• SUPPLIED DATA:
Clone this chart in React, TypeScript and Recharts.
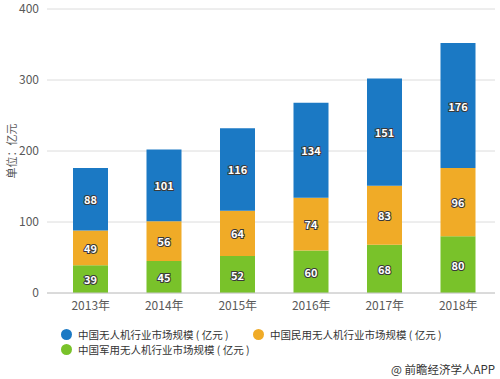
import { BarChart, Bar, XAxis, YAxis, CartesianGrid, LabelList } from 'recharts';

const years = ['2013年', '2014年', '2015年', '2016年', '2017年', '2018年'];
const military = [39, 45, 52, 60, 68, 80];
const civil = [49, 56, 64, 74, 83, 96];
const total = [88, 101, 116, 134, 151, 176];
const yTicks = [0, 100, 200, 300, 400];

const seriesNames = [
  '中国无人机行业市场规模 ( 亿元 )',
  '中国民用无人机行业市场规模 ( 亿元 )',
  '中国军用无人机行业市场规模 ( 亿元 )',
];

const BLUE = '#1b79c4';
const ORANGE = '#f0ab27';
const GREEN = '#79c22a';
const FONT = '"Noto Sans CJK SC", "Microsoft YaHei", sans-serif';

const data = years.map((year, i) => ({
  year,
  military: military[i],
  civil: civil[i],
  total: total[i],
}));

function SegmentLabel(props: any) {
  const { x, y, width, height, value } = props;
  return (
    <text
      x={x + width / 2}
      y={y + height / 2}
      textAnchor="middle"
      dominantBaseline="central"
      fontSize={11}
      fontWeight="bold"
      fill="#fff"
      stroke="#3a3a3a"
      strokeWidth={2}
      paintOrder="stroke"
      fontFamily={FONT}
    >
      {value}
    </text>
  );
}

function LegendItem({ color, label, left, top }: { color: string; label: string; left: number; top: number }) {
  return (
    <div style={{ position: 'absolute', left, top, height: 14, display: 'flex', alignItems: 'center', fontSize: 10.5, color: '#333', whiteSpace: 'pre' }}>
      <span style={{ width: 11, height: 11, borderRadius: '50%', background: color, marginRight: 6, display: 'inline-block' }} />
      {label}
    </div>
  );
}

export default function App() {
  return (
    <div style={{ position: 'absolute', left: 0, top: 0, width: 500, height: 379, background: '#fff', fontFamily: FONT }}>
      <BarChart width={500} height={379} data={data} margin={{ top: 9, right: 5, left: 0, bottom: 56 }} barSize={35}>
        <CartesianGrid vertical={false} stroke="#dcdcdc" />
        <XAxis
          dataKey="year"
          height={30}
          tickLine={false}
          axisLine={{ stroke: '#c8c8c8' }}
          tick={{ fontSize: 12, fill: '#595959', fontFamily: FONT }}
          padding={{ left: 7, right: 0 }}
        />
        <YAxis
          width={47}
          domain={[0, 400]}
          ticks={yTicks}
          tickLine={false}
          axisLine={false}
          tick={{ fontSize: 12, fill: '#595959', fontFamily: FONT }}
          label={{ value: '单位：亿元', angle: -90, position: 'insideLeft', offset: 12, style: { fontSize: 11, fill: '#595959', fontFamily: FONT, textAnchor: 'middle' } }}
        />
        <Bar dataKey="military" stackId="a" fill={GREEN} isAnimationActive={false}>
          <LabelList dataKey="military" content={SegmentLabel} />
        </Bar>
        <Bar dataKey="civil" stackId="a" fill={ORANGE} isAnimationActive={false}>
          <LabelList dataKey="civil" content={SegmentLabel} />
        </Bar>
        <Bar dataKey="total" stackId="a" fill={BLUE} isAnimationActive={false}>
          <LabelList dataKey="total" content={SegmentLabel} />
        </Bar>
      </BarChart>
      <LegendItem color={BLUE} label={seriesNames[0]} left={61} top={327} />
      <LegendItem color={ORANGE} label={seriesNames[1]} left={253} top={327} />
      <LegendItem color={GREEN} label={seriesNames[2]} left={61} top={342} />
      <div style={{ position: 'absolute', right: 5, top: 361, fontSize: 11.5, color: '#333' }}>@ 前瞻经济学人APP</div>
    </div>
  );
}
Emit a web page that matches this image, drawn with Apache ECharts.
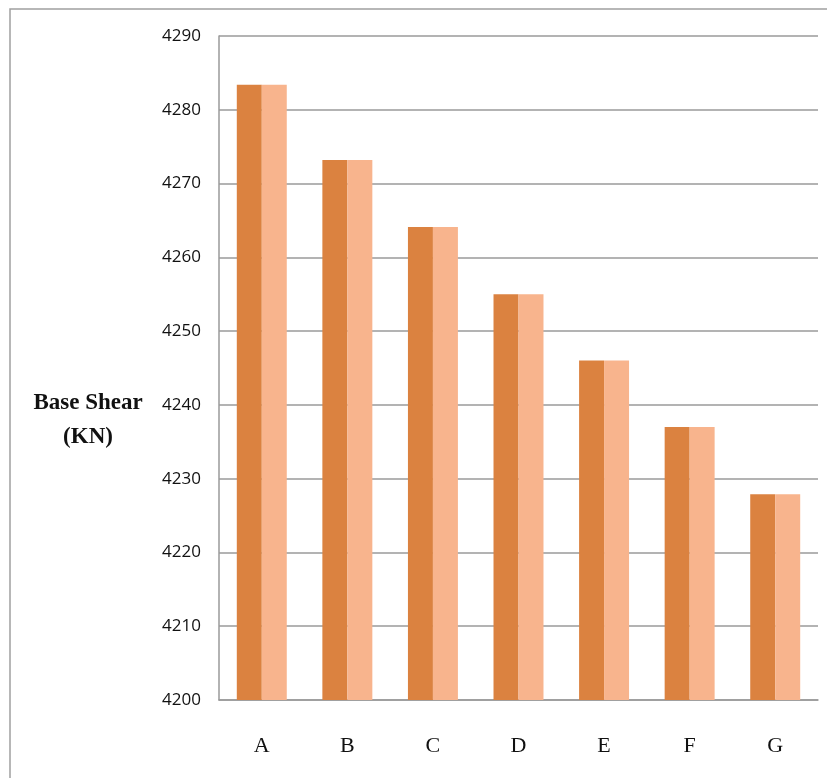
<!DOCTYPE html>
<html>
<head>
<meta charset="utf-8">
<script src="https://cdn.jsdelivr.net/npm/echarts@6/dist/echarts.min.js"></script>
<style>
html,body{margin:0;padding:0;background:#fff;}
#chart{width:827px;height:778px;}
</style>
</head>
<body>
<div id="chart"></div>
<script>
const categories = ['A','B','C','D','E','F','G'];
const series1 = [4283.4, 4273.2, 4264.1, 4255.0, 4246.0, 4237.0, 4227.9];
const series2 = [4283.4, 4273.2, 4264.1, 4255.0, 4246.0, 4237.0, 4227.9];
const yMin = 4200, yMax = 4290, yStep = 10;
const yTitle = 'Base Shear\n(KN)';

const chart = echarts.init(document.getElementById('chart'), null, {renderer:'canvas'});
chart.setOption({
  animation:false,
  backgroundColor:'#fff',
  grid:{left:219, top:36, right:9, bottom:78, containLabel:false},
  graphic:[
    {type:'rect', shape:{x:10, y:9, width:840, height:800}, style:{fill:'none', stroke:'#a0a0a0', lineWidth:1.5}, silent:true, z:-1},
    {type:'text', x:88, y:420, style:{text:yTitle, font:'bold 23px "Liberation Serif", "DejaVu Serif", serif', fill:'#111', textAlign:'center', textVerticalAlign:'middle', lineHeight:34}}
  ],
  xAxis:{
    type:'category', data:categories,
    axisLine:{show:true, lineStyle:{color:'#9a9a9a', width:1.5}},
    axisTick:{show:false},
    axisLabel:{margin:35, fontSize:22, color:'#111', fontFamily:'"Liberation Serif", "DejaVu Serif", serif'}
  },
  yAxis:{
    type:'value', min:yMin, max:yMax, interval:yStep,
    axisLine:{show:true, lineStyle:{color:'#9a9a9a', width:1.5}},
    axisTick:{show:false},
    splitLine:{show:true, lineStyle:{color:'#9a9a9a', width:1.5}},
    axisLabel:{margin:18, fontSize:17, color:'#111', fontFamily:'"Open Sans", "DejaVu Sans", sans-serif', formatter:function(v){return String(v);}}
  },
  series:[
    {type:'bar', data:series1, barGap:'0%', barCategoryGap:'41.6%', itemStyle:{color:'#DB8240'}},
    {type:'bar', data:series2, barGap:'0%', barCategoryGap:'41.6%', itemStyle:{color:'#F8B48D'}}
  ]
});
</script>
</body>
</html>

• TASK INSTRUCTIONS:
Copy the records above from the first line through the line containing "YAxis, CartesianGrid, LabelList", both included, and leave out any pictures.

• FINAL RESULT:
Clone this chart in React, TypeScript and Recharts.
import { BarChart, Bar, XAxis, YAxis, CartesianGrid, LabelList } from 'recharts';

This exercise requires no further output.